- **WRITTEN INSTRUCTION**
Reproduce every line of the listing as written, apart from the pictures.

- **Entries with chart source code**
__________________________________________________

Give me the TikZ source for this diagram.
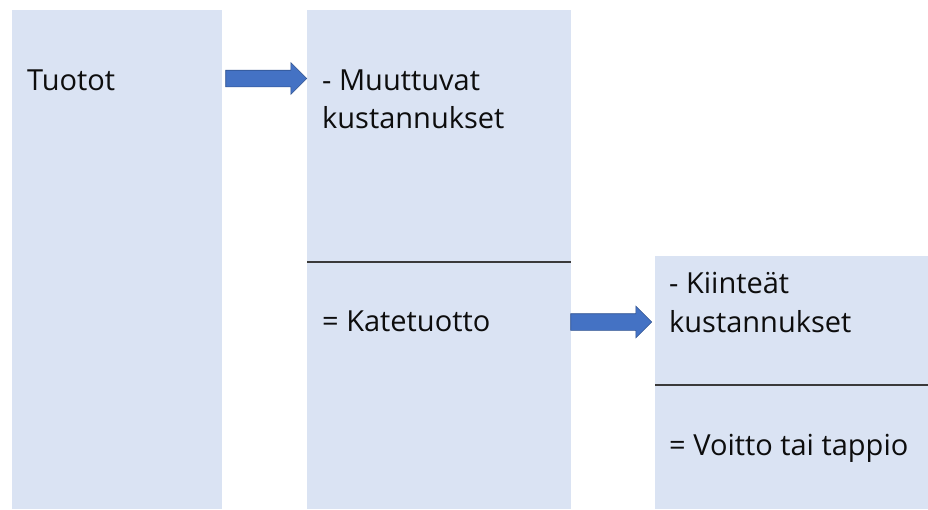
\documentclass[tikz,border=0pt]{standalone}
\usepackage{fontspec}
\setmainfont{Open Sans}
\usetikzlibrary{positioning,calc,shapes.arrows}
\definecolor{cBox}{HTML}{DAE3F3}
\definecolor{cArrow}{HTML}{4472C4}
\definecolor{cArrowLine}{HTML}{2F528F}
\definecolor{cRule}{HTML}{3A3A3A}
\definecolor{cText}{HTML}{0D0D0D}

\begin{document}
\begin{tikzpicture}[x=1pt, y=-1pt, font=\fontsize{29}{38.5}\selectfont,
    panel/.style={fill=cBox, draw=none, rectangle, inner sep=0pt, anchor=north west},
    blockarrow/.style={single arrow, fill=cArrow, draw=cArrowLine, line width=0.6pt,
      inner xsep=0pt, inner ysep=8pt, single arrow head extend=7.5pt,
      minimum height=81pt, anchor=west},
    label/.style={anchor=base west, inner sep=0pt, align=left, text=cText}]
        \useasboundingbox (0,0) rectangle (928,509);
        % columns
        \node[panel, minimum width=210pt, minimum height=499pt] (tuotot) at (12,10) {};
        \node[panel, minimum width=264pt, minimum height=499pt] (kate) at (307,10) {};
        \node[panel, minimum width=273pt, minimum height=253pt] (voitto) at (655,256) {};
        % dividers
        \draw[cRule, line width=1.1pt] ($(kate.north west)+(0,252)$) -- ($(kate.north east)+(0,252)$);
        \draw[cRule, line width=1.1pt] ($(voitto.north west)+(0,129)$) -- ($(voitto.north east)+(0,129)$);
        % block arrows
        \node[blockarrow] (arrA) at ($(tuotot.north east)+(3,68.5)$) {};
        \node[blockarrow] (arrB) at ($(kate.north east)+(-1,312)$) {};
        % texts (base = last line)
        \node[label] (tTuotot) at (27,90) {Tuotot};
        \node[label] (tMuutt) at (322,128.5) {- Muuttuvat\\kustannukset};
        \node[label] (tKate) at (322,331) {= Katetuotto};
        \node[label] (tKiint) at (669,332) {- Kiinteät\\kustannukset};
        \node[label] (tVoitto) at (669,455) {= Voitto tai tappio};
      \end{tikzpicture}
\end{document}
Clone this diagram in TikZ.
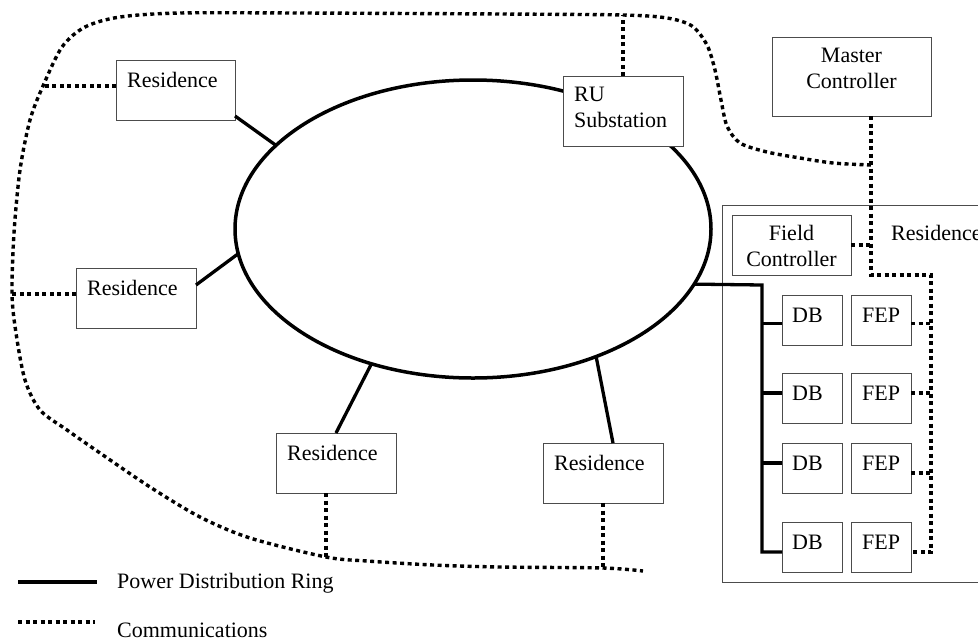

__________________________________________________

- **EXERCISE ANSWER**
Give me the TikZ source for this diagram.
\documentclass[tikz,border=0pt]{standalone}
\usepackage{fontspec}
\setmainfont{Open Sans}
\usetikzlibrary{positioning,calc,shapes.arrows}
\definecolor{cBox}{HTML}{DAE3F3}
\definecolor{cArrow}{HTML}{4472C4}
\definecolor{cArrowLine}{HTML}{2F528F}
\definecolor{cRule}{HTML}{3A3A3A}
\definecolor{cText}{HTML}{0D0D0D}

\begin{document}
\begin{tikzpicture}[x=1pt, y=-1pt, font=\fontsize{29}{38.5}\selectfont,
    panel/.style={fill=cBox, draw=none, rectangle, inner sep=0pt, anchor=north west},
    blockarrow/.style={single arrow, fill=cArrow, draw=cArrowLine, line width=0.6pt,
      inner xsep=0pt, inner ysep=8pt, single arrow head extend=7.5pt,
      minimum height=81pt, anchor=west},
    label/.style={anchor=base west, inner sep=0pt, align=left, text=cText}]
        \useasboundingbox (0,0) rectangle (928,509);
        % columns
        \node[panel, minimum width=210pt, minimum height=499pt] (tuotot) at (12,10) {};
        \node[panel, minimum width=264pt, minimum height=499pt] (kate) at (307,10) {};
        \node[panel, minimum width=273pt, minimum height=253pt] (voitto) at (655,256) {};
        % dividers
        \draw[cRule, line width=1.1pt] ($(kate.north west)+(0,252)$) -- ($(kate.north east)+(0,252)$);
        \draw[cRule, line width=1.1pt] ($(voitto.north west)+(0,129)$) -- ($(voitto.north east)+(0,129)$);
        % block arrows
        \node[blockarrow] (arrA) at ($(tuotot.north east)+(3,68.5)$) {};
        \node[blockarrow] (arrB) at ($(kate.north east)+(-1,312)$) {};
        % texts (base = last line)
        \node[label] (tTuotot) at (27,90) {Tuotot};
        \node[label] (tMuutt) at (322,128.5) {- Muuttuvat\\kustannukset};
        \node[label] (tKate) at (322,331) {= Katetuotto};
        \node[label] (tKiint) at (669,332) {- Kiinteät\\kustannukset};
        \node[label] (tVoitto) at (669,455) {= Voitto tai tappio};
      \end{tikzpicture}
\end{document}
Clone this diagram in TikZ.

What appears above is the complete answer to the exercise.